The most interesting storylines, of course, belong to the Suns. They could trade Amare Stoudemire. They could trade Shaquille O'Neal.

The team has stumbled enough that it will be a surprise if the Suns don't do one or the other by Friday.

My preference would be to see Shaq stuffed into a Mavs uniform. For one, he would cost any team that gets him considerably less in player value than Stoudemire.

And if you think Kidd's arrival energized the building for a few weeks, or at least until we figured out that Avery Johnson had no idea what to do with him, imagine what Shaq's arrival would do for Dallas.

The fact that they almost certainly still would not have enough to beat the Lakers in the playoffs is irrelevant.

You can't base every decision solely on whether or not it gets you a title. Not in the NBA. You have to just try to improve.

In the NBA, seven franchises have won championships in the last 25 years.
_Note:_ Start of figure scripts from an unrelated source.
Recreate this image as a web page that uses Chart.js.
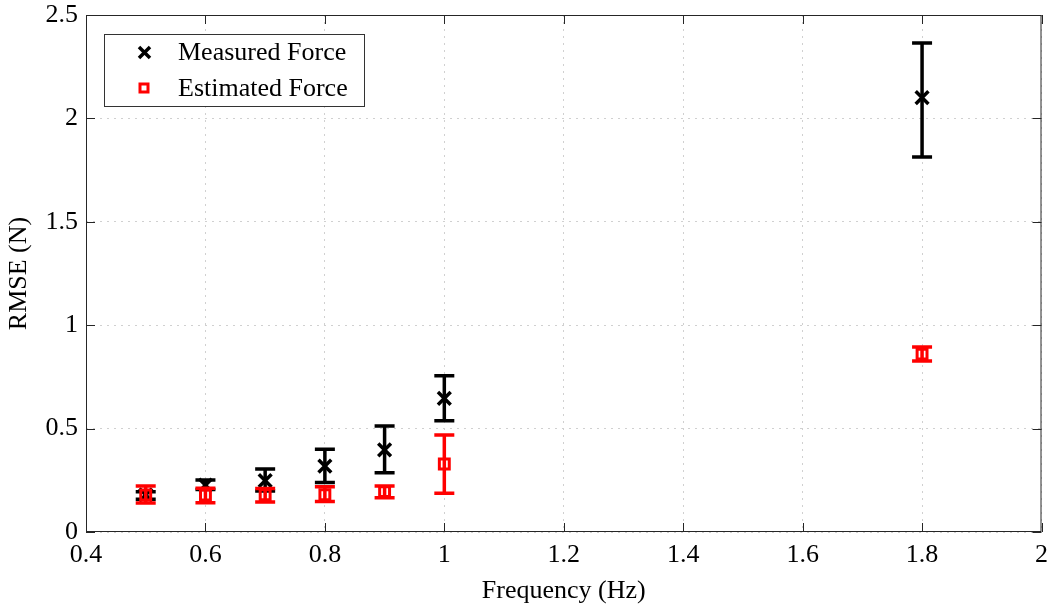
<!DOCTYPE html>
<html>
<head>
<meta charset="utf-8">
<script src="https://cdn.jsdelivr.net/npm/chart.js@4"></script>
<style>
  html, body { margin: 0; padding: 0; background: #fff; }
  #wrap { width: 1054px; height: 607px; }
</style>
</head>
<body>
<div id="wrap"><canvas id="rmseChart" width="1054" height="607"></canvas></div>
<script>
// frequencies (Hz)
const freqs = [0.5, 0.6, 0.7, 0.8, 0.9, 1.0, 1.8];

// measured force RMSE with error bounds
const measured = [0.18, 0.227, 0.248, 0.319, 0.397, 0.646, 2.10];
const measuredLow = [0.158, 0.205, 0.198, 0.239, 0.287, 0.538, 1.813];
const measuredHigh = [0.195, 0.251, 0.305, 0.40, 0.513, 0.756, 2.365];

// estimated force RMSE with error bounds
const estimated = [0.179, 0.179, 0.18, 0.18, 0.195, 0.329, 0.86];
const estimatedLow = [0.14, 0.142, 0.145, 0.147, 0.166, 0.187, 0.827];
const estimatedHigh = [0.222, 0.211, 0.21, 0.219, 0.222, 0.469, 0.895];

const xTicks = [0.4, 0.6, 0.8, 1, 1.2, 1.4, 1.6, 1.8, 2];
const yTicks = [0, 0.5, 1, 1.5, 2, 2.5];

const serif = "'Liberation Serif', 'DejaVu Serif', serif";
const fmt = v => String(Number(v.toFixed(1)));

const bounds = [[measuredLow, measuredHigh], [estimatedLow, estimatedHigh]];

// error bars drawn just before each dataset's markers
const errorBars = {
  id: 'errorBars',
  beforeDatasetDraw(chart, args) {
    const ctx = chart.ctx;
    const ds = chart.data.datasets[args.index];
    const [lo, hi] = bounds[args.index];
    const y = chart.scales.y;
    ctx.save();
    ctx.strokeStyle = ds.borderColor;
    ctx.lineWidth = ds.errWidth;
    args.meta.data.forEach((pt, i) => {
      const y1 = y.getPixelForValue(lo[i]);
      const y2 = y.getPixelForValue(hi[i]);
      ctx.beginPath();
      ctx.moveTo(pt.x, y1); ctx.lineTo(pt.x, y2);
      ctx.moveTo(pt.x - 10, y1); ctx.lineTo(pt.x + 10, y1);
      ctx.moveTo(pt.x - 10, y2); ctx.lineTo(pt.x + 10, y2);
      ctx.stroke();
    });
    ctx.restore();
  }
};

// box, inward ticks and legend
const frame = {
  id: 'frame',
  afterDraw(chart) {
    const ctx = chart.ctx;
    const a = chart.chartArea;
    const xs = chart.scales.x, ys = chart.scales.y;
    ctx.save();
    ctx.strokeStyle = '#262626';
    ctx.lineWidth = 1;
    ctx.strokeRect(a.left + 0.5, a.top + 0.5, a.right - a.left - 1, a.bottom - a.top - 1);
    ctx.beginPath();
    xTicks.forEach(t => {
      const px = Math.round(xs.getPixelForValue(t)) + 0.5;
      ctx.moveTo(px, a.bottom); ctx.lineTo(px, a.bottom - 9);
      ctx.moveTo(px, a.top); ctx.lineTo(px, a.top + 9);
    });
    yTicks.forEach(t => {
      const py = Math.round(ys.getPixelForValue(t)) + 0.5;
      ctx.moveTo(a.left, py); ctx.lineTo(a.left + 9, py);
      ctx.moveTo(a.right, py); ctx.lineTo(a.right - 9, py);
    });
    ctx.stroke();

    // legend
    const lx = 104, ly = 34, lw = 260, lh = 72;
    ctx.fillStyle = '#fff';
    ctx.fillRect(lx, ly, lw, lh);
    ctx.strokeStyle = '#333';
    ctx.strokeRect(lx + 0.5, ly + 0.5, lw, lh);
    ctx.lineWidth = 3.5;
    ctx.strokeStyle = '#000';
    ctx.beginPath();
    ctx.moveTo(139, 47); ctx.lineTo(150, 58);
    ctx.moveTo(150, 47); ctx.lineTo(139, 58);
    ctx.stroke();
    ctx.lineWidth = 3;
    ctx.strokeStyle = '#ff0000';
    ctx.strokeRect(140, 84, 8, 8);
    ctx.fillStyle = '#000';
    ctx.font = '26px ' + serif;
    ctx.textBaseline = 'middle';
    ctx.fillText('Measured Force', 178, 53);
    ctx.fillText('Estimated Force', 178, 89);
    ctx.restore();
  }
};

new Chart(document.getElementById('rmseChart'), {
  type: 'scatter',
  data: {
    datasets: [
      {
        label: 'Measured Force',
        data: freqs.map((f, i) => ({ x: f, y: measured[i] })),
        pointStyle: 'crossRot',
        pointRadius: 9,
        pointBorderWidth: 3.5,
        borderColor: '#000',
        backgroundColor: '#000',
        errWidth: 3.5,
        order: 2
      },
      {
        label: 'Estimated Force',
        data: freqs.map((f, i) => ({ x: f, y: estimated[i] })),
        pointStyle: 'rect',
        pointRadius: 7,
        pointBorderWidth: 3,
        borderColor: '#ff0000',
        backgroundColor: 'rgba(255,255,255,0)',
        errWidth: 3.5,
        order: 1
      }
    ]
  },
  options: {
    responsive: false,
    animation: false,
    layout: { padding: { top: 15, right: 8, left: 0, bottom: 0 } },
    plugins: {
      legend: { display: false },
      tooltip: { enabled: false }
    },
    scales: {
      x: {
        type: 'linear',
        min: 0.4, max: 2,
        afterBuildTicks: s => { s.ticks = xTicks.map(v => ({ value: v })); },
        afterFit: s => { s.height = 75; s.paddingLeft = 0; s.paddingRight = 0; },
        grid: { color: '#d0d0d0', drawTicks: false },
        border: { display: false, dash: [2, 5] },
        ticks: {
          color: '#000', padding: 8,
          font: { family: serif, size: 26 },
          callback: v => fmt(v)
        },
        title: {
          display: true, text: 'Frequency (Hz)', color: '#000',
          font: { family: serif, size: 26 }, padding: { top: 9, bottom: 0 }
        }
      },
      y: {
        min: 0, max: 2.5,
        afterBuildTicks: s => { s.ticks = yTicks.map(v => ({ value: v })); },
        afterFit: s => { s.width = 86; s.paddingTop = 0; s.paddingBottom = 0; },
        grid: { color: '#d0d0d0', drawTicks: false },
        border: { display: false, dash: [2, 5] },
        ticks: {
          color: '#000', padding: 8,
          font: { family: serif, size: 26 },
          callback: v => fmt(v)
        },
        title: {
          display: true, text: 'RMSE (N)', color: '#000',
          font: { family: serif, size: 26 }, padding: { bottom: 2 }
        }
      }
    }
  },
  plugins: [errorBars, frame]
});
</script>
</body>
</html>
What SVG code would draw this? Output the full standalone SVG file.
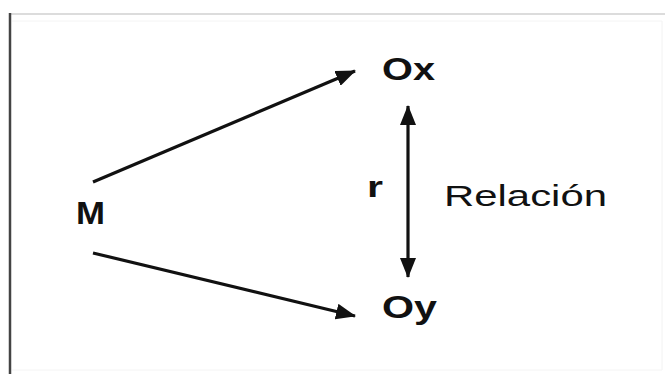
<svg xmlns="http://www.w3.org/2000/svg" width="665" height="374" viewBox="0 0 665 374">
  <style>
    .bold { font-family: "Liberation Sans", Arial, sans-serif; font-weight: bold; fill: #111; }
    .reg { font-family: "Liberation Sans", Arial, sans-serif; fill: #111; }
    .edge { stroke: #111; stroke-width: 3.2; fill: none; }
  </style>
  <defs>
    <marker id="head" markerUnits="userSpaceOnUse" markerWidth="20" markerHeight="16" refX="19" refY="8" orient="auto-start-reverse">
      <path d="M0,0 L20,8 L0,16 Z" fill="#111"/>
    </marker>
  </defs>
  <rect width="665" height="374" fill="#fff"/>
  <!-- frame -->
  <g id="frame">
    <line x1="10" y1="14" x2="665" y2="14" stroke="#dcdcdc" stroke-width="2"/>
    <line x1="12" y1="21" x2="662" y2="21" stroke="#f4f4f4" stroke-width="1"/>
    <line x1="662" y1="21" x2="662" y2="370" stroke="#f2f2f2" stroke-width="1"/>
    <line x1="12" y1="370" x2="662" y2="370" stroke="#f4f4f4" stroke-width="1"/>
    <line x1="10" y1="13" x2="10" y2="374" stroke="#444" stroke-width="2.5"/>
  </g>
  <g id="connectors">
    <line class="edge" x1="93" y1="182" x2="355" y2="71" marker-end="url(#head)"/>
    <line class="edge" x1="93" y1="253" x2="355" y2="316" marker-end="url(#head)"/>
    <line class="edge" stroke-width="2.8" x1="408" y1="106" x2="408" y2="277" marker-start="url(#head)" marker-end="url(#head)"/>
  </g>
  <g id="node-M"><text class="bold" x="76" y="224" font-size="31" textLength="29" lengthAdjust="spacingAndGlyphs">M</text></g>
  <g id="node-Ox"><text class="bold" x="382" y="80" font-size="32" textLength="53" lengthAdjust="spacingAndGlyphs">Ox</text></g>
  <g id="node-Oy"><text class="bold" x="382" y="318" font-size="32" textLength="55" lengthAdjust="spacingAndGlyphs">Oy</text></g>
  <g id="label-r"><text class="bold" x="367" y="197" font-size="29" textLength="16" lengthAdjust="spacingAndGlyphs">r</text></g>
  <g id="label-relacion"><text class="reg" x="444" y="206" font-size="30" textLength="163" lengthAdjust="spacingAndGlyphs">Relación</text></g>
</svg>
That's the end of the list.

But if a trade for Shaq or even a considerably smaller player in size and skill makes the Mavericks better and increases their chances of doing something in the playoffs they haven't managed in either of the last two seasons, then do it.

You try to make your team a first-round playoff winner, then go from there. Who knows what can happen? It may take an injury to Kobe Bryant to keep the Lakers from getting to the NBA Finals, but you never know.

So if it's Minnesota guard Mike Miller or Golden State's Stephen Jackson or even an offensive player of lesser quality, then the Mavericks need to make that move.

The team as currently constructed could win a playoff series. This team with an extra offensive weapon added to it would stand a chance to win a second-round series, too.

Even if that was destined to be followed by a loss to the Lakers, at least credibility and some spring entertainment value that's been missing the last two years would have been restored.